次はマイ・シューヴァル/ぺール・ヴァールーである。シューヴァル自身が、夫との出会い、小説を書き始めるようになったきっかけ、そして、ふたりがどのようにして小説を書いたかを話す。彼女は夫と

「スウェーデンには『リアリスティック』な警察小説がない。ふたりで『リアリスティック』な小説を書こうと。」

と決意し「プロジェクト」を始める。その題材は、表向きは「福祉国家」であるスウェーデンの中に生きる虐げられた人々であった。また、主人公は全然ヒロイックでないどこにでもいる中年男マルティン・ベック。彼は、家族からは粗大ごみ扱いされ、満員電車で通勤している。シューヴァルは、子供が寝静まった後、夫と二人食卓で、一章ごとに交代で執筆したという。果たして彼らの書いた本は、「余りにもリアリスティックである」という批判も受けた。

I heard a bookseller say that ladies who read Agatha Christie were upset because our novels were too realistic. In ‘Roseanna’, we described a naked woman, which you weren’t meant to do. You were not meant to mix the private life of the detective with the mystery. (アガサ・クリスティを読み慣れたご婦人たちから、あなたたちの小説は『リアル』すぎると言われたと、出版者から連絡を受けた。(第一作の)『ロゼアンナ』で裸の女性を描いたが、そんなことはするべきでないという。探偵の私生活とミステリーを混ぜないでほしいとのことだった。)」

しかしながら、彼らの本は世界中でベストセラーとなり、映画化もされた。主人公のマルティン・ベックはそれ以降の探偵のプロトタイプとなったと、コメンテーターは認める。ともかく、誰もがマイ・シューヴァル/ぺール・ヴァールーの成功がなければ、現在の推理小説の世界は今のようにならなかっただろうと言っている。

次に取り上げられるのが、1986年に起こった、スウェーデン首相、オロフ・パルメ暗殺事件である。ホカン・ネッサーはその衝撃は「911」と同じくらい強かったと述べる。犯人は結局捕まらず、「福祉国家という夢の終わり」を告げる事件であったということである。

 その次が、ヘニング・マンケルである。1980年代、ソ連の崩壊とともに移民がスウェーデンに流入、国民の間に不安が広まりつつあった。その社会背景の説明のバックに、マンケルの「ヴァランダー(Wallander)」シリーズの舞台となったスウェーデン南部の小都市、イスタードの風景が写しだされる。
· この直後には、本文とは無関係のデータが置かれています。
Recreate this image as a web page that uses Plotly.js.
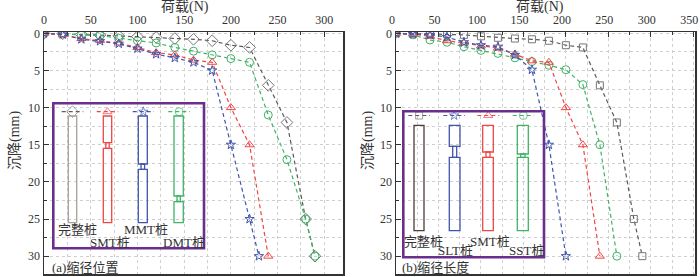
<!DOCTYPE html>
<html><head><meta charset="utf-8">
<script src="https://cdn.plot.ly/plotly-3.0.1.min.js"></script>
<style>html,body{margin:0;padding:0;background:#fff}#chart{width:700px;height:277px}</style>
</head><body><div id="chart"></div>
<script>
// ---------- (a) 缩径位置 ----------
const loadA_intact = [0,20,40,60,80,100,120,140,160,180,200,220,240,260,280,290];
const setA_intact  = [0,0.05,0.15,0.25,0.35,0.45,0.55,0.7,0.8,1.0,1.6,1.9,7.0,12.0,25,30];
const loadA_smt = [0,20,40,60,80,100,120,140,160,180,200,220,240];
const setA_smt  = [0,0.2,0.7,0.95,1.3,1.9,2.6,2.9,3.6,3.9,10,15,30];
const loadA_mmt = [0,20,40,60,80,100,120,140,160,180,200,220,230];
const setA_mmt  = [0,0.15,0.8,1.05,1.4,2.05,2.8,3.3,3.9,5.0,15,25,30];
const loadA_dmt = [0,20,40,60,80,100,120,140,160,180,200,220,240,260,280,290];
const setA_dmt  = [0,0.1,0.25,0.3,0.65,1.0,1.3,1.9,2.4,2.9,3.4,3.9,11,17,25,30];
const namesA = ['完整桩','SMT桩','MMT桩','DMT桩'];

// ---------- (b) 缩径长度 ----------
const loadB_intact = [0,20,40,60,80,100,120,140,160,180,200,220,240,260,280,290];
const setB_intact  = [0,0.05,0.1,0.1,0.2,0.4,0.6,0.7,0.8,1.0,1.6,1.9,7.0,12,25,30];
const loadB_slt = [0,20,40,60,80,100,120,140,160,180,200];
const setB_slt  = [0,0.1,0.2,0.5,1.2,1.6,1.8,2.9,4.9,15,30];
const loadB_smt = [0,20,40,60,80,100,120,140,160,180,200,220,240];
const setB_smt  = [0,0.1,0.4,1.0,1.3,1.7,2.0,2.8,3.7,3.9,10,15,30];
const loadB_sst = [0,20,40,60,80,100,120,140,160,180,200,220,240,260];
const setB_sst  = [0,0.2,0.9,1.2,1.8,2.3,2.7,3.3,3.8,4.3,4.9,6.9,15,30];
const namesB = ['完整桩','SLT桩','SMT桩','SST桩'];

const xTitle = '荷载(N)';
const yTitle = '沉降(mm)';
const panelA = '(a)缩径位置';
const panelB = '(b)缩径长度';

const C = {k:'#5a5a5a', km:'#777777', r:'#f04646', b:'#3f55ad', g:'#3fb368'};
const FONT = 'Liberation Serif, "Noto Sans CJK SC", serif';
const W = 700, H = 277;

function series(x, y, col, mcol, sym, xa, ya, size){
  return {x:x, y:y, xaxis:xa, yaxis:ya, type:'scatter', mode:'lines+markers',
    line:{color:col, width:1.2, dash:'4px,3px'},
    marker:{symbol:sym, size:size||8, color:mcol, line:{color:mcol, width:1}},
    showlegend:false, hoverinfo:'skip'};
}

const traces = [
  series(loadA_intact, setA_intact, C.k, C.km, 'diamond-open', 'x', 'y', 9),
  series(loadA_dmt, setA_dmt, C.g, C.g, 'circle-open', 'x', 'y'),
  series(loadA_smt, setA_smt, C.r, C.r, 'triangle-up-open', 'x', 'y'),
  series(loadA_mmt, setA_mmt, C.b, C.b, 'star-open', 'x', 'y', 7),
  series(loadB_intact, setB_intact, C.k, C.km, 'square-open', 'x2', 'y2', 7),
  series(loadB_sst, setB_sst, C.g, C.g, 'circle-open', 'x2', 'y2'),
  series(loadB_smt, setB_smt, C.r, C.r, 'triangle-up-open', 'x2', 'y2'),
  series(loadB_slt, setB_slt, C.b, C.b, 'star-open', 'x2', 'y2', 7),
];

// legend glyphs (pixel overlay axes x3/y3)
function glyph(x1, x2, y, col, mcol, sym, size){
  return {x:[x1,(x1+x2)/2,x2], y:[y,y,y], xaxis:'x3', yaxis:'y3', type:'scatter',
    mode:'lines+markers', line:{color:col, width:1.2, dash:'4px,3px'},
    marker:{symbol:sym, size:[0,size||8,0], color:mcol, line:{color:mcol,width:1}},
    showlegend:false, hoverinfo:'skip'};
}
traces.push(
  glyph(61.7,83.3,111.7,C.k,C.km,'diamond-open',9),
  glyph(96.7,118.3,111.7,C.r,C.r,'triangle-up-open'),
  glyph(132.7,154,111.7,C.b,C.b,'star-open',7),
  glyph(168.3,190,111.7,C.g,C.g,'circle-open'),
  glyph(408.3,430,115.5,C.k,C.km,'square-open',7),
  glyph(443.3,465,115.5,C.b,C.b,'star-open',7),
  glyph(477.3,499.3,115.5,C.r,C.r,'triangle-up-open'),
  glyph(512.7,534,115.5,C.g,C.g,'circle-open')
);

const shapes = [];
function rect(x0,y0,x1,y1,col,w){
  shapes.push({type:'rect', xref:'x3', yref:'y3', x0:x0, x1:x1, y0:y0, y1:y1,
    line:{color:col, width:w||1.3}, fillcolor:'rgba(0,0,0,0)'});
}
// pile drawing: [xl, xr, top, bottom, neck-left, neck-right, neckTop, neckBottom]
function pile(p, col){
  if (p.length === 4) { rect(p[0],p[2],p[1],p[3],col); return; }
  rect(p[0],p[2],p[1],p[6],col);
  rect(p[4],p[6],p[5],p[7],col);
  rect(p[0],p[7],p[1],p[3],col);
}
// legend boxes
rect(53.3,103.3,204,248.3,'#6a2f8c',2.6);
rect(403.3,111.3,544,257.3,'#6a2f8c',2.6);
// (a) piles
pile([68.3,76.7,116,222.7],'#ac9f9c');
pile([103.3,111.7,116,222.7,105.8,109.2,142.7,148.3],C.r);
pile([138.3,147.3,116,222.7,141,144.6,164,169.3],C.b);
pile([174,183.3,116,222.7,177,180.3,196,201.7],C.g);
// (b) piles
pile([414,424,125.3,230.7],'#4c3d3b');
pile([449.3,460,125.3,230.7,452.7,456.7,146.3,157.3],C.b);
pile([482.7,493.3,125.3,230.7,486,490,152,157.3],C.r);
pile([517.3,528.3,125.3,230.7,520.7,525,154,157.3],C.g);

const annotations = [];
function txt(t,x,y,size,anchor,angle){
  annotations.push({text:t, xref:'x3', yref:'y3', x:x, y:y, showarrow:false,
    xanchor:anchor||'center', yanchor:'middle', textangle:angle||0,
    font:{family:FONT, size:size||13, color:'#333'}});
}
txt(xTitle,185,7,14); txt(xTitle,540,7,14);
txt(yTitle,15,141,14,'center',-90); txt(yTitle,368,141,14,'center',-90);
txt(panelA,50,267,13,'left'); txt(panelB,400,267,13,'left');
txt(namesA[0],77,229,13); txt(namesA[1],110,242.5,13);
txt(namesA[2],146,229,13); txt(namesA[3],183.5,242.5,13);
txt(namesB[0],423.5,241,13); txt(namesB[1],455,250.5,13);
txt(namesB[2],489.5,241,13); txt(namesB[3],526,250.5,13);

function xax(domain, rng){
  return {domain:domain, range:rng, side:'top', dtick:50, tick0:0, ticks:'inside', ticklen:5,
    tickcolor:'#333', tickwidth:1, showgrid:true, gridcolor:'#cfcfcf', griddash:'dot', gridwidth:1,
    minor:{dtick:25, tick0:0, ticks:'inside', ticklen:3, tickcolor:'#333', showgrid:true,
      gridcolor:'#cfcfcf', griddash:'dot', gridwidth:1},
    showline:true, linecolor:'#333', linewidth:1.5, mirror:true, zeroline:false, automargin:false,
    ticklabelstandoff:2,
    tickfont:{family:FONT, size:12, color:'#333'}, fixedrange:true};
}
function yax(anchor){
  return {domain:[3/H, 245/H], range:[32.4,-0.18], dtick:5, tick0:0, ticks:'inside', ticklen:5,
    tickcolor:'#333', tickwidth:1, showgrid:true, gridcolor:'#cfcfcf', griddash:'dot', gridwidth:1,
    minor:{dtick:2.5, tick0:0, ticks:'inside', ticklen:3, tickcolor:'#333', showgrid:true,
      gridcolor:'#cfcfcf', griddash:'dot', gridwidth:1},
    showline:true, linecolor:'#333', linewidth:1.5, mirror:true, zeroline:false, automargin:false,
    anchor:anchor, tickfont:{family:FONT, size:12, color:'#333'}, fixedrange:true};
}
const xa1 = xax([44/W, 343/W],[0,320]); xa1.anchor='y';
const xa2 = xax([396/W, 695/W],[0,352]); xa2.anchor='y2';
xa2.ticklabelshift = -4;
xa2.ticklabeloverflow = 'allow';

const layout = {
  width:W, height:H, margin:{l:0,r:0,t:0,b:0},
  paper_bgcolor:'#ffffff', plot_bgcolor:'rgba(0,0,0,0)',
  xaxis:xa1, yaxis:yax('x'), xaxis2:xa2, yaxis2:yax('x2'),
  xaxis3:{domain:[0,1], range:[0,W], visible:false, anchor:'y3', fixedrange:true},
  yaxis3:{domain:[0,1], range:[H,0], visible:false, anchor:'x3', fixedrange:true},
  shapes:shapes, annotations:annotations, showlegend:false
};
Plotly.newPlot('chart', traces, layout, {staticPlot:true, displayModeBar:false});
</script></body></html>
マンケルは「犯罪小説を使って、社会問題を暴こうとした」という、彼の政治的な意図を明確に語る。その後、ケネス・ブラナー(Kenneth Branagh)が主演するBBCバージョンと、クリスター・ヘンリクソンが主演するスウェーデン・バージョン、両方の「ヴァランダー」シリーズの一部が紹介される。そのインタビューの中で、主演のクリスター・ヘンリクソンが、番組制作の様子を語る。
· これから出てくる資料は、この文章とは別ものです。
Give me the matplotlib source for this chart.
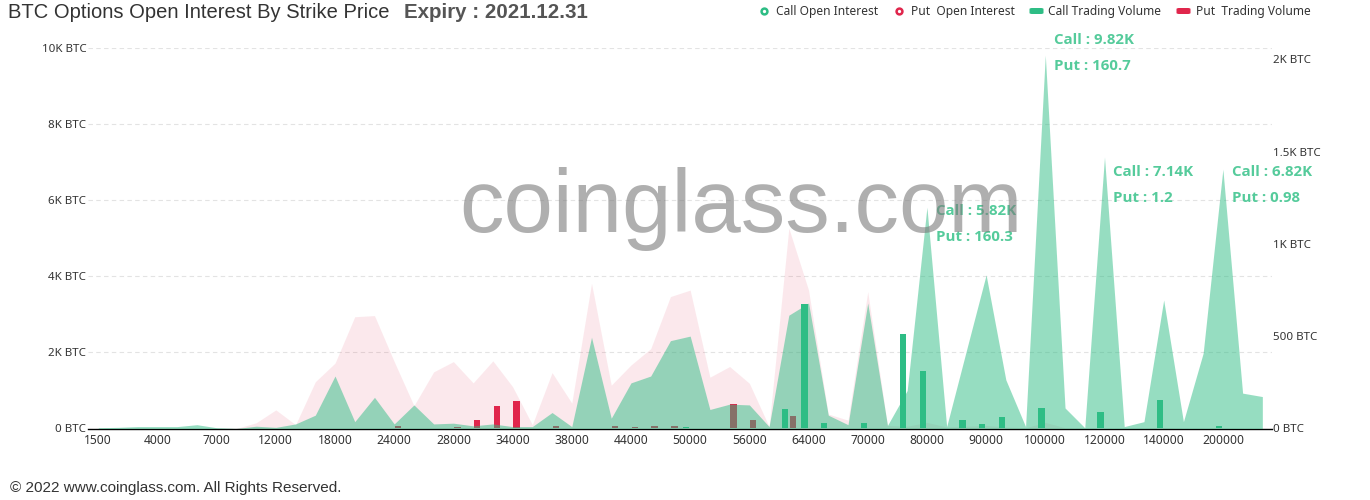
import matplotlib
matplotlib.use('Agg')
import matplotlib.pyplot as plt
from matplotlib.patches import FancyBboxPatch
from matplotlib.lines import Line2D
import numpy as np

# ---------------- data ----------------
strikes = ['1500', '2000', '3000', '4000', '5000', '6000', '7000', '8000', '10000', '12000',
           '14000', '16000', '18000', '20000', '22000', '24000', '25000', '26000', '28000', '30000',
           '32000', '34000', '35000', '36000', '38000', '40000', '42000', '44000', '46000', '48000',
           '50000', '52000', '54000', '56000', '60000', '62000', '64000', '66000', '68000', '70000',
           '72000', '75000', '80000', '85000', '88000', '90000', '95000', '98000', '100000', '110000',
           '115000', '120000', '130000', '135000', '140000', '150000', '180000', '200000', '250000', '300000']

call_oi = [20, 30, 50, 50, 50, 100, 20, 0, 60, 30,
           120, 350, 1380, 180, 820, 120, 620, 120, 140, 70,
           120, 50, 50, 420, 50, 2400, 270, 1200, 1380, 2310,
           2430, 500, 640, 620, 50, 2980, 3300, 350, 100, 3300,
           80, 1000, 5820, 50, 2050, 4040, 1280, 50, 9820, 540,
           20, 7140, 50, 180, 3380, 180, 1980, 6820, 930, 840]

put_oi = [0, 0, 0, 0, 0, 0, 0, 0, 150, 490,
          100, 1230, 1720, 2940, 2970, 1760, 600, 1490, 1760, 1200,
          1780, 1100, 100, 1470, 670, 3820, 1140, 1670, 2100, 3470,
          3640, 1350, 1630, 1190, 50, 5270, 3640, 380, 220, 3600,
          80, 60, 160.3, 40, 60, 80, 40, 20, 160.7, 20,
          10, 1.2, 5, 5, 20, 5, 5, 0.98, 2, 2]

call_vol = [0, 0, 0, 0, 0, 0, 0, 0, 0, 0,
            0, 0, 0, 0, 0, 0, 0, 0, 0, 0,
            0, 0, 0, 0, 0, 0, 0, 0, 0, 0,
            8, 0, 0, 0, 0, 105, 677, 31, 4, 31,
            0, 511, 311, 0, 46, 24, 64, 0, 113, 4,
            0, 90, 0, 0, 152, 0, 0, 14, 0, 0]

put_vol = [0, 0, 0, 0, 0, 0, 0, 0, 0, 0,
           0, 0, 2, 1, 0, 14, 5, 3, 8, 44,
           124, 149, 0, 14, 0, 3, 14, 8, 16, 12,
           5, 3, 131, 46, 0, 68, 4, 0, 0, 0,
           0, 0, 0, 0, 0, 0, 0, 0, 0, 0,
           0, 0, 0, 0, 0, 0, 0, 0, 0, 0]

left_ticks = [0, 2000, 4000, 6000, 8000, 10000]
left_tick_labels = ['0 BTC', '2K BTC', '4K BTC', '6K BTC', '8K BTC', '10K BTC']
right_ticks = [0, 500, 1000, 1500, 2000]
right_tick_labels = ['0 BTC', '500 BTC', '1K BTC', '1.5K BTC', '2K BTC']

peak_strikes = ['80000', '100000', '120000', '200000']
peak_call_text = ['5.82K', '9.82K', '7.14K', '6.82K']
peak_put_text = ['160.3', '160.7', '1.2', '0.98']
peak_label_y = [5720, 10220, 6750, 6750]   # vertical position of the "Call" line (left-axis units)

# ---------------- style ----------------
GREEN = '#2ebd85'
RED = '#e0264c'
LABEL_GREEN = '#55cb9b'
TXT = '#333333'

fig = plt.figure(figsize=(13.7, 5.0), dpi=100)
W, H = 1370.0, 500.0
x0, x1, yb, yt = 88.4, 1272.2, 428.5, 48.3
rect = [x0 / W, 1 - yb / H, (x1 - x0) / W, (yb - yt) / H]

ax = fig.add_axes(rect)            # put OI area + left axis
ax2 = ax.twinx()                   # volume bars + right axis
ax3 = ax.twinx()                   # call OI area on top, left scale

x = np.arange(len(strikes))

ax.fill_between(x, put_oi, 0, color=RED, alpha=0.1, lw=0)
ax2.bar(x - 0.2, call_vol, width=0.32, color=GREEN, lw=0)
ax2.bar(x + 0.2, put_vol, width=0.32, color=RED, lw=0)
ax3.fill_between(x, call_oi, 0, color=GREEN, alpha=0.5, lw=0)

for a in (ax, ax2, ax3):
    a.set_xlim(-0.5, len(strikes) - 0.5)
    for s in a.spines.values():
        s.set_visible(False)
ax.set_ylim(0, 10000)
ax3.set_ylim(0, 10000)
ax2.set_ylim(0, 2060)

ax3.set_yticks([])

ax.spines['bottom'].set_visible(True)
ax.spines['bottom'].set_color('#000000')
ax.spines['bottom'].set_linewidth(1.0)
ax.spines['bottom'].set_zorder(10)

ax.set_yticks(left_ticks)
ax.set_yticklabels(left_tick_labels)
ax.tick_params(axis='y', length=0, pad=1.5, labelsize=8.3, labelcolor=TXT)
for t in ax.get_yticklabels():
    t.set_fontfamily('Noto Sans')
ax.grid(axis='y', color='#e3e3e3', linestyle=(0, (4, 3)), linewidth=0.8)
ax.set_axisbelow(True)

ax.set_xticks(x[::3])
ax.set_xticklabels(strikes[::3])
ax.tick_params(axis='x', length=0, pad=4, labelsize=8.7, labelcolor=TXT)
for t in ax.get_xticklabels():
    t.set_fontfamily('Noto Sans')

ax2.set_yticks(right_ticks)
ax2.set_yticklabels(right_tick_labels)
ax2.tick_params(axis='y', length=0, pad=0.5, labelsize=8.3, labelcolor=TXT)
for t in ax2.get_yticklabels():
    t.set_fontfamily('Noto Sans')

# peak annotations
for s, ct, pt, ly in zip(peak_strikes, peak_call_text, peak_put_text, peak_label_y):
    i = strikes.index(s)
    ax3.annotate('Call : ' + ct, xy=(i, ly), xytext=(9, 0), textcoords='offset pixels',
                 ha='left', va='center', fontsize=10.8, fontweight='bold', color=LABEL_GREEN,
                 family='Open Sans', annotation_clip=False, zorder=20)
    ax3.annotate('Put : ' + pt, xy=(i, ly), xytext=(9, -26), textcoords='offset pixels',
                 ha='left', va='center', fontsize=10.8, fontweight='bold', color=LABEL_GREEN,
                 family='Open Sans', annotation_clip=False, zorder=20)

# watermark
fig.text(741 / W, 1 - 232 / H, 'coinglass.com', ha='center', va='baseline',
         fontsize=64, family='Liberation Sans', color='#7a7a7a', alpha=0.6, zorder=30)

# title
fig.text(8 / W, 1 - 12 / H, 'BTC Options Open Interest By Strike Price', ha='left', va='center',
         fontsize=14.5, family='Liberation Sans', color=TXT)
fig.text(404 / W, 1 - 12 / H, 'Expiry : 2021.12.31', ha='left', va='center',
         fontsize=14.8, family='Liberation Sans', fontweight='bold', color='#555555')

# legend (manual)
leg_y = 1 - 11 / H
items = [('circle', GREEN, 763.5, 776, 'Call Open Interest'),
         ('circle', RED, 898.7, 911, 'Put  Open Interest'),
         ('rect', GREEN, 1036.5, 1048.5, 'Call Trading Volume'),
         ('rect', RED, 1183.5, 1196.5, 'Put  Trading Volume')]
for kind, col, mx, tx, label in items:
    if kind == 'circle':
        fig.add_artist(Line2D([mx / W], [leg_y], marker='o', markersize=4.2, markerfacecolor='white',
                              markeredgecolor=col, markeredgewidth=1.8, linestyle='none',
                              transform=fig.transFigure))
    else:
        fig.add_artist(FancyBboxPatch(((mx - 7) / W, leg_y - 3 / H), 14 / W, 6 / H,
                                      boxstyle='round,pad=0,rounding_size=0.002',
                                      transform=fig.transFigure, color=col, lw=0))
    fig.text(tx / W, leg_y, label, ha='left', va='center', fontsize=8.6,
             family='Noto Sans', color=TXT)

# footer
fig.text(10 / W, 1 - 488 / H, '\u00a9 2022 www.coinglass.com. All Rights Reserved.', ha='left',
         va='center', fontsize=11, family='Liberation Sans', color=TXT)

fig.savefig('out.png', dpi=100)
最後から二番目は、ノルウェーの作家カリン・フォッスムである。彼女自身が作品の背景を語る。彼女の作品は、フィヨルドに囲まれた小さな村での犯罪、閉じられた世界での犯罪を描いている。全員が全員を知っている、犯人は身の回りにいるという状況が、緊張感を高めるという。

最後は、ヨー・ネスベーであるが、その前に、1970年代、ノルウェーで石油が発見され、その収入により、それまで田舎の国だったノルウェーが、世界でも有数の裕福な国になったという歴史が紹介さえる。また、ネスベーがロックバンドのメンバーであることも語られる。ヨー・ネスベー自身、金が社会を汚したと述べる。彼の小説の主人公ハリー・ホーレ(Harry Hole)は、ハードボイルド的な主人公である。またノルウェーが、ハードロック、パンク、ヘビメタのバンドを排出している国だということも紹介される。